— begin AVAILABLE DATA —
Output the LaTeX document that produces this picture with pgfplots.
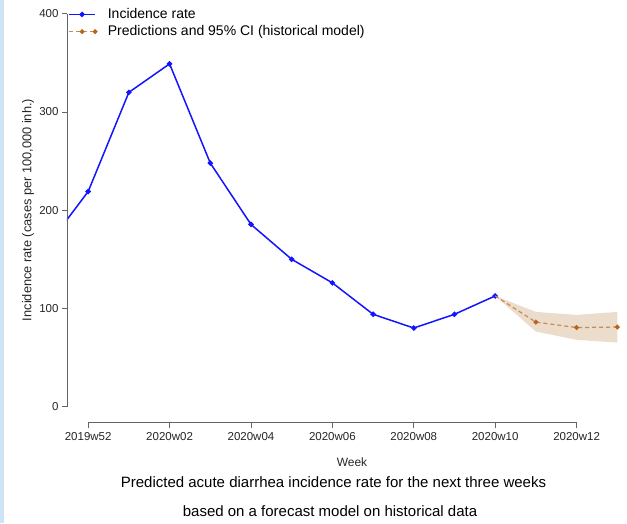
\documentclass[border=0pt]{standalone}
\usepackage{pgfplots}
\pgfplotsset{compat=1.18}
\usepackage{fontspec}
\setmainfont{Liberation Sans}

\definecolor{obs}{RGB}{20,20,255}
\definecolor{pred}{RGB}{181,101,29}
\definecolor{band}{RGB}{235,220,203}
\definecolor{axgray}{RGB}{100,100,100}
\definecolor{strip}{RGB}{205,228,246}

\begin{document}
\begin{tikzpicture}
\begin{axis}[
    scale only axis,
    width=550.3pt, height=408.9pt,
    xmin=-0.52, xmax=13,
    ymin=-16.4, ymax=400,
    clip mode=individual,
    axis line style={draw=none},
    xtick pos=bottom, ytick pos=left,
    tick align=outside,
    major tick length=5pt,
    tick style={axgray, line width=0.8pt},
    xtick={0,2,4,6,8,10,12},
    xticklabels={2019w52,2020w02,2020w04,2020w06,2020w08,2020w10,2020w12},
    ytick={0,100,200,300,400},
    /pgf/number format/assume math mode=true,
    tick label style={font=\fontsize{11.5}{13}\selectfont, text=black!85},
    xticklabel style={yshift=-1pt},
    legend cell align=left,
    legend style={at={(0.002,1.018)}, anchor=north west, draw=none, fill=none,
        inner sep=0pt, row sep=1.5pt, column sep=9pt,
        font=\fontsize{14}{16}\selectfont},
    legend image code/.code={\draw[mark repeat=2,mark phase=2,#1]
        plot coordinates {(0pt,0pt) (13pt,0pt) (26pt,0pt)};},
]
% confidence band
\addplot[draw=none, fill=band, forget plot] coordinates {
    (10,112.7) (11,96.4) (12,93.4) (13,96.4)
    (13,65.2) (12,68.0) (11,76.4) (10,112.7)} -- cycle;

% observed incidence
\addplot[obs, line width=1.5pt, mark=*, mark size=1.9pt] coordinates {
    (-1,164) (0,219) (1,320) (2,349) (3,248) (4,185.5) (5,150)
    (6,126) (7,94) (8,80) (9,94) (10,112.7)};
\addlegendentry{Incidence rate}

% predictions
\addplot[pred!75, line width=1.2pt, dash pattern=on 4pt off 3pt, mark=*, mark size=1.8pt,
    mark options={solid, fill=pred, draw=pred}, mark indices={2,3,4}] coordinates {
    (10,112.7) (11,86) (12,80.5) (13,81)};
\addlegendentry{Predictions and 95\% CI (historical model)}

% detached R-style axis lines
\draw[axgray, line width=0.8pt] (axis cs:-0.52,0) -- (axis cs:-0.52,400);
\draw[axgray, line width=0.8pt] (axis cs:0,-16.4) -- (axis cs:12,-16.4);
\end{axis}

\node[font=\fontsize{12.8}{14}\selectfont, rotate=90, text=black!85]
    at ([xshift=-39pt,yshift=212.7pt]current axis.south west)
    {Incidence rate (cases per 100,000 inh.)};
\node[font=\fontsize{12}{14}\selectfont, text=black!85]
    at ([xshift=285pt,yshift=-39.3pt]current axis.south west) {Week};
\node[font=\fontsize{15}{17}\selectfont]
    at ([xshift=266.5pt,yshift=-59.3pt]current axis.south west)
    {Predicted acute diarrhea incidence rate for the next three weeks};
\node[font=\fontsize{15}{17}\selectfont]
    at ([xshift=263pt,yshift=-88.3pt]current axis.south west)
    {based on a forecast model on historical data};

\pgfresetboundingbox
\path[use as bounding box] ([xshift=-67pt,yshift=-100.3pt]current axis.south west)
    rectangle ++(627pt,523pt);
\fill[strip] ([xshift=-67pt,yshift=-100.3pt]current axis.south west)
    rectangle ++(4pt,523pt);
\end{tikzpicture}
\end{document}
— end AVAILABLE DATA —
Copy the listing word for word, excluding its pictures.

- [COMPLETE OUTPUT]
Output the LaTeX document that produces this picture with pgfplots.
\documentclass[border=0pt]{standalone}
\usepackage{pgfplots}
\pgfplotsset{compat=1.18}
\usepackage{fontspec}
\setmainfont{Liberation Sans}

\definecolor{obs}{RGB}{20,20,255}
\definecolor{pred}{RGB}{181,101,29}
\definecolor{band}{RGB}{235,220,203}
\definecolor{axgray}{RGB}{100,100,100}
\definecolor{strip}{RGB}{205,228,246}

\begin{document}
\begin{tikzpicture}
\begin{axis}[
    scale only axis,
    width=550.3pt, height=408.9pt,
    xmin=-0.52, xmax=13,
    ymin=-16.4, ymax=400,
    clip mode=individual,
    axis line style={draw=none},
    xtick pos=bottom, ytick pos=left,
    tick align=outside,
    major tick length=5pt,
    tick style={axgray, line width=0.8pt},
    xtick={0,2,4,6,8,10,12},
    xticklabels={2019w52,2020w02,2020w04,2020w06,2020w08,2020w10,2020w12},
    ytick={0,100,200,300,400},
    /pgf/number format/assume math mode=true,
    tick label style={font=\fontsize{11.5}{13}\selectfont, text=black!85},
    xticklabel style={yshift=-1pt},
    legend cell align=left,
    legend style={at={(0.002,1.018)}, anchor=north west, draw=none, fill=none,
        inner sep=0pt, row sep=1.5pt, column sep=9pt,
        font=\fontsize{14}{16}\selectfont},
    legend image code/.code={\draw[mark repeat=2,mark phase=2,#1]
        plot coordinates {(0pt,0pt) (13pt,0pt) (26pt,0pt)};},
]
% confidence band
\addplot[draw=none, fill=band, forget plot] coordinates {
    (10,112.7) (11,96.4) (12,93.4) (13,96.4)
    (13,65.2) (12,68.0) (11,76.4) (10,112.7)} -- cycle;

% observed incidence
\addplot[obs, line width=1.5pt, mark=*, mark size=1.9pt] coordinates {
    (-1,164) (0,219) (1,320) (2,349) (3,248) (4,185.5) (5,150)
    (6,126) (7,94) (8,80) (9,94) (10,112.7)};
\addlegendentry{Incidence rate}

% predictions
\addplot[pred!75, line width=1.2pt, dash pattern=on 4pt off 3pt, mark=*, mark size=1.8pt,
    mark options={solid, fill=pred, draw=pred}, mark indices={2,3,4}] coordinates {
    (10,112.7) (11,86) (12,80.5) (13,81)};
\addlegendentry{Predictions and 95\% CI (historical model)}

% detached R-style axis lines
\draw[axgray, line width=0.8pt] (axis cs:-0.52,0) -- (axis cs:-0.52,400);
\draw[axgray, line width=0.8pt] (axis cs:0,-16.4) -- (axis cs:12,-16.4);
\end{axis}

\node[font=\fontsize{12.8}{14}\selectfont, rotate=90, text=black!85]
    at ([xshift=-39pt,yshift=212.7pt]current axis.south west)
    {Incidence rate (cases per 100,000 inh.)};
\node[font=\fontsize{12}{14}\selectfont, text=black!85]
    at ([xshift=285pt,yshift=-39.3pt]current axis.south west) {Week};
\node[font=\fontsize{15}{17}\selectfont]
    at ([xshift=266.5pt,yshift=-59.3pt]current axis.south west)
    {Predicted acute diarrhea incidence rate for the next three weeks};
\node[font=\fontsize{15}{17}\selectfont]
    at ([xshift=263pt,yshift=-88.3pt]current axis.south west)
    {based on a forecast model on historical data};

\pgfresetboundingbox
\path[use as bounding box] ([xshift=-67pt,yshift=-100.3pt]current axis.south west)
    rectangle ++(627pt,523pt);
\fill[strip] ([xshift=-67pt,yshift=-100.3pt]current axis.south west)
    rectangle ++(4pt,523pt);
\end{tikzpicture}
\end{document}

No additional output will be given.